- Stated exercise: Without the pictures, write out all the lines below exactly as they appear.

- Material provided:
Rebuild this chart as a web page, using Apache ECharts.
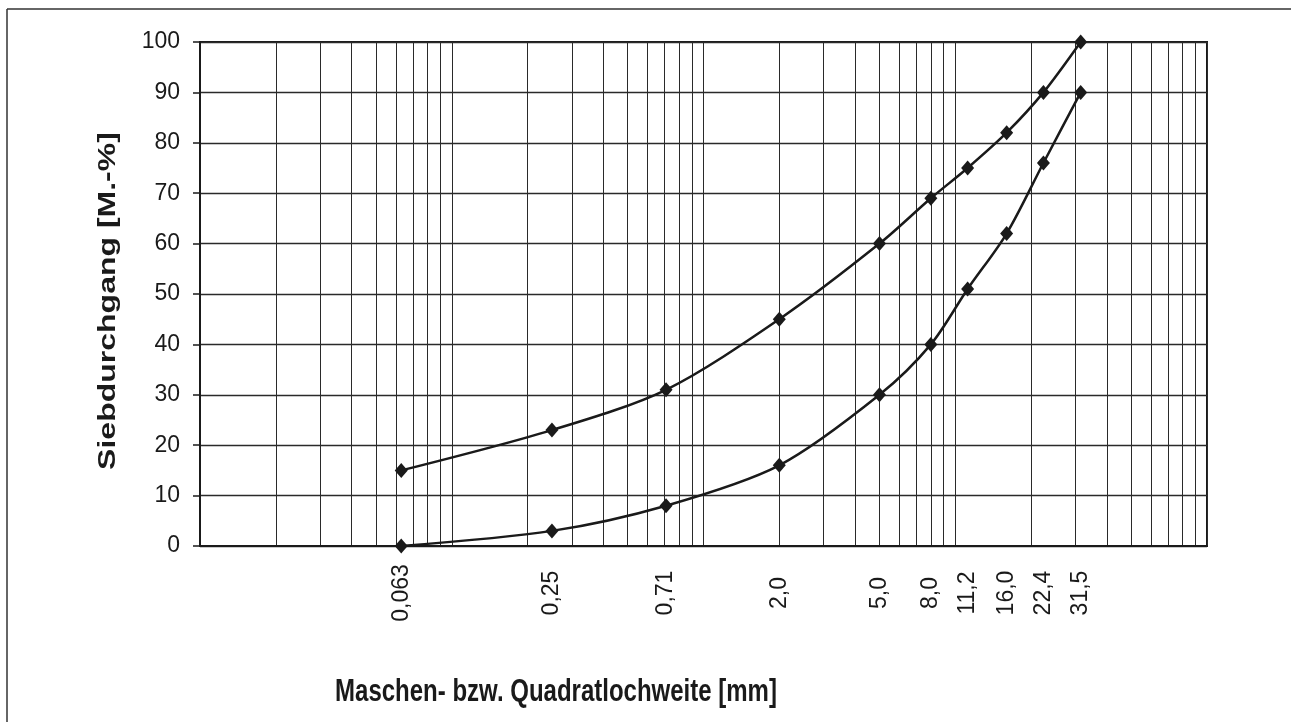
<!DOCTYPE html>
<html>
<head>
<meta charset="utf-8">
<script src="https://cdn.jsdelivr.net/npm/echarts@6/dist/echarts.min.js"></script>
<style>
  html, body { margin: 0; padding: 0; background: #fff; }
  #chart { width: 1291px; height: 722px; }
</style>
</head>
<body>
<div id="chart"></div>
<script>
// ---- data ----
const sieveSizes = [0.063, 0.25, 0.71, 2.0, 5.0, 8.0, 11.2, 16.0, 22.4, 31.5];
const sieveLabels = ['0,063', '0,25', '0,71', '2,0', '5,0', '8,0', '11,2', '16,0', '22,4', '31,5'];
const upperCurve = [15, 23, 31, 45, 60, 69, 75, 82, 90, 100];
const lowerCurve = [0, 3, 8, 16, 30, 40, 51, 62, 76, 90];
const decades = [0.01, 0.1, 1, 10];
const multipliers = [1, 2, 3, 4, 5, 6, 7, 8, 9];
const xTitle = 'Maschen- bzw. Quadratlochweite [mm]';
const yTitle = 'Siebdurchgang [M.-%]';

const gridValues = [];
decades.forEach(d => multipliers.forEach(m => gridValues.push(+(d * m).toPrecision(6))));
gridValues.push(100);

const ink = '#1a1a1a';
const chart = echarts.init(document.getElementById('chart'), null, { renderer: 'canvas' });

function toPairs(ys) { return sieveSizes.map((x, i) => [x, ys[i]]); }

const seriesStyle = {
  type: 'line',
  smooth: 0.3,
  symbol: 'diamond',
  symbolSize: [13, 15],
  lineStyle: { color: ink, width: 2.5 },
  itemStyle: { color: ink },
  silent: true,
  z: 5
};

chart.setOption({
  animation: false,
  backgroundColor: '#fff',
  grid: { left: 200, right: 84, top: 42, bottom: 176, show: true, borderColor: ink, borderWidth: 2 },
  xAxis: {
    type: 'log',
    logBase: 10,
    min: 0.01,
    max: 100,
    axisLine: { show: true, onZero: false, lineStyle: { color: ink, width: 2 } },
    axisTick: { show: false, customValues: gridValues },
    splitLine: { show: true, lineStyle: { color: '#2a2a2a', width: 1 } },
    axisLabel: {
      customValues: sieveSizes,
      rotate: 90,
      align: 'center',
      margin: 47,
      fontFamily: 'Liberation Sans, Arial, sans-serif',
      fontSize: 23,
      color: ink,
      formatter: function (v) {
        let best = 0, bd = Infinity;
        sieveSizes.forEach((s, i) => { const d = Math.abs(Math.log(s) - Math.log(v)); if (d < bd) { bd = d; best = i; } });
        return sieveLabels[best];
      }
    }
  },
  yAxis: {
    type: 'value',
    min: 0,
    max: 100,
    interval: 10,
    axisLine: { show: true, lineStyle: { color: ink, width: 2 } },
    axisTick: { show: true, length: 7, lineStyle: { color: ink, width: 1.5 } },
    splitLine: { show: true, lineStyle: { color: '#2a2a2a', width: 1.3 } },
    axisLabel: {
      margin: 20,
      fontFamily: 'Liberation Sans, Arial, sans-serif',
      fontSize: 23,
      color: ink
    }
  },
  graphic: [
    { type: 'line', shape: { x1: 7, y1: 9, x2: 1291, y2: 9 }, style: { stroke: '#333', lineWidth: 1.5 } },
    { type: 'line', shape: { x1: 7, y1: 9, x2: 7, y2: 722 }, style: { stroke: '#333', lineWidth: 1.5 } },
    {
      type: 'text', x: 556, y: 692, scaleX: 0.75,
      style: { text: xTitle, font: 'bold 32px "Liberation Sans", Arial, sans-serif', fill: ink, textAlign: 'center', textVerticalAlign: 'middle' }
    },
    {
      type: 'text', x: 108, y: 301, rotation: Math.PI / 2, scaleY: 0.75,
      style: { text: yTitle, font: 'bold 32px "Liberation Sans", Arial, sans-serif', fill: ink, textAlign: 'center', textVerticalAlign: 'middle' }
    }
  ],
  series: [
    Object.assign({ name: 'upper', data: toPairs(upperCurve) }, seriesStyle),
    Object.assign({ name: 'lower', data: toPairs(lowerCurve) }, seriesStyle)
  ]
});
</script>
</body>
</html>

- Solution:
Rebuild this chart as a web page, using Apache ECharts.
<!DOCTYPE html>
<html>
<head>
<meta charset="utf-8">
<script src="https://cdn.jsdelivr.net/npm/echarts@6/dist/echarts.min.js"></script>
<style>
  html, body { margin: 0; padding: 0; background: #fff; }
  #chart { width: 1291px; height: 722px; }
</style>
</head>
<body>
<div id="chart"></div>
<script>
// ---- data ----
const sieveSizes = [0.063, 0.25, 0.71, 2.0, 5.0, 8.0, 11.2, 16.0, 22.4, 31.5];
const sieveLabels = ['0,063', '0,25', '0,71', '2,0', '5,0', '8,0', '11,2', '16,0', '22,4', '31,5'];
const upperCurve = [15, 23, 31, 45, 60, 69, 75, 82, 90, 100];
const lowerCurve = [0, 3, 8, 16, 30, 40, 51, 62, 76, 90];
const decades = [0.01, 0.1, 1, 10];
const multipliers = [1, 2, 3, 4, 5, 6, 7, 8, 9];
const xTitle = 'Maschen- bzw. Quadratlochweite [mm]';
const yTitle = 'Siebdurchgang [M.-%]';

const gridValues = [];
decades.forEach(d => multipliers.forEach(m => gridValues.push(+(d * m).toPrecision(6))));
gridValues.push(100);

const ink = '#1a1a1a';
const chart = echarts.init(document.getElementById('chart'), null, { renderer: 'canvas' });

function toPairs(ys) { return sieveSizes.map((x, i) => [x, ys[i]]); }

const seriesStyle = {
  type: 'line',
  smooth: 0.3,
  symbol: 'diamond',
  symbolSize: [13, 15],
  lineStyle: { color: ink, width: 2.5 },
  itemStyle: { color: ink },
  silent: true,
  z: 5
};

chart.setOption({
  animation: false,
  backgroundColor: '#fff',
  grid: { left: 200, right: 84, top: 42, bottom: 176, show: true, borderColor: ink, borderWidth: 2 },
  xAxis: {
    type: 'log',
    logBase: 10,
    min: 0.01,
    max: 100,
    axisLine: { show: true, onZero: false, lineStyle: { color: ink, width: 2 } },
    axisTick: { show: false, customValues: gridValues },
    splitLine: { show: true, lineStyle: { color: '#2a2a2a', width: 1 } },
    axisLabel: {
      customValues: sieveSizes,
      rotate: 90,
      align: 'center',
      margin: 47,
      fontFamily: 'Liberation Sans, Arial, sans-serif',
      fontSize: 23,
      color: ink,
      formatter: function (v) {
        let best = 0, bd = Infinity;
        sieveSizes.forEach((s, i) => { const d = Math.abs(Math.log(s) - Math.log(v)); if (d < bd) { bd = d; best = i; } });
        return sieveLabels[best];
      }
    }
  },
  yAxis: {
    type: 'value',
    min: 0,
    max: 100,
    interval: 10,
    axisLine: { show: true, lineStyle: { color: ink, width: 2 } },
    axisTick: { show: true, length: 7, lineStyle: { color: ink, width: 1.5 } },
    splitLine: { show: true, lineStyle: { color: '#2a2a2a', width: 1.3 } },
    axisLabel: {
      margin: 20,
      fontFamily: 'Liberation Sans, Arial, sans-serif',
      fontSize: 23,
      color: ink
    }
  },
  graphic: [
    { type: 'line', shape: { x1: 7, y1: 9, x2: 1291, y2: 9 }, style: { stroke: '#333', lineWidth: 1.5 } },
    { type: 'line', shape: { x1: 7, y1: 9, x2: 7, y2: 722 }, style: { stroke: '#333', lineWidth: 1.5 } },
    {
      type: 'text', x: 556, y: 692, scaleX: 0.75,
      style: { text: xTitle, font: 'bold 32px "Liberation Sans", Arial, sans-serif', fill: ink, textAlign: 'center', textVerticalAlign: 'middle' }
    },
    {
      type: 'text', x: 108, y: 301, rotation: Math.PI / 2, scaleY: 0.75,
      style: { text: yTitle, font: 'bold 32px "Liberation Sans", Arial, sans-serif', fill: ink, textAlign: 'center', textVerticalAlign: 'middle' }
    }
  ],
  series: [
    Object.assign({ name: 'upper', data: toPairs(upperCurve) }, seriesStyle),
    Object.assign({ name: 'lower', data: toPairs(lowerCurve) }, seriesStyle)
  ]
});
</script>
</body>
</html>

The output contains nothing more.